The only time the renfe trains are not incredible is when they come to take me away from places I do not want to leave. Don’t get me wrong; I love Zaragoza too, with its Tubo tapas bars, art museums, moderista and renaissance and mudéjar architecture, and my host mother. However, in San Fernando I had made my first true Spanish friends of my age, and hanging out with them was an experience I wanted to repeat every week of the few remaining I had. The distance between Cádiz and Zaragoza, however, proves to be a complete budget-wrecker, so I had to say goodbye for the foreseeable future.

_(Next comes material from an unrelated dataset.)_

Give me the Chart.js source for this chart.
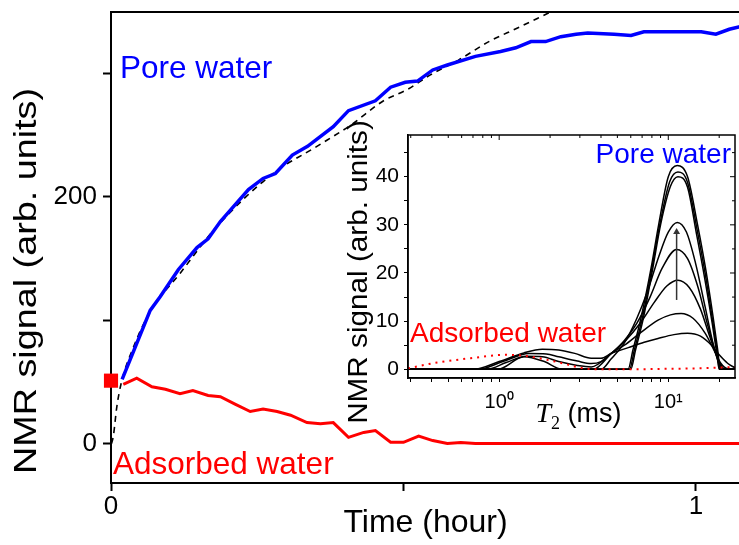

The travel gods were once again on my side, however, and decided to complicate the trip back for the six of us returning from various Cádiz cities to Zaragoza on the same train. It was a train-hotel, due to arrive in Zaz at 5:30 a.m. after a 3-hour stop in Catalayud for engine repairs. However, the engine didn’t end up needing work and we arrived in Zaragoza at 3 in the morning. After a taxi ride and some elevator buttons I was outside my apartment, keys and luggage in hand, with just one problem: Carmen, expecting to be up by the time I got home, had left her keys in the door, making it impossible to open even with my own set of keys. I called her mobile, but I was already low on battery and about 5 calls later it died. I then rang the doorbell, but reaching a level of frustration I pushed the button for a solid 15 seconds, until with a pop! the doorbell blew out. Sitting helpless at the top of the stairway in the middle of the night, I was truly at a point of desperation. I had only one option, and it broke my heart: I’d have to go down one flight and wake up my light-sleeping host grandmother and have her call Carmen until she woke up.

With heavy feet and a reluctant hand, I rang the pleasant doorbell of my abuela’s apartment; its cheery notes seemed to mock my situation. Spewing apologies, I explained the uncomfortable situation, but eventually ended up in the correct apartment and in my own bed, with just another reason to have stayed in San Fernando!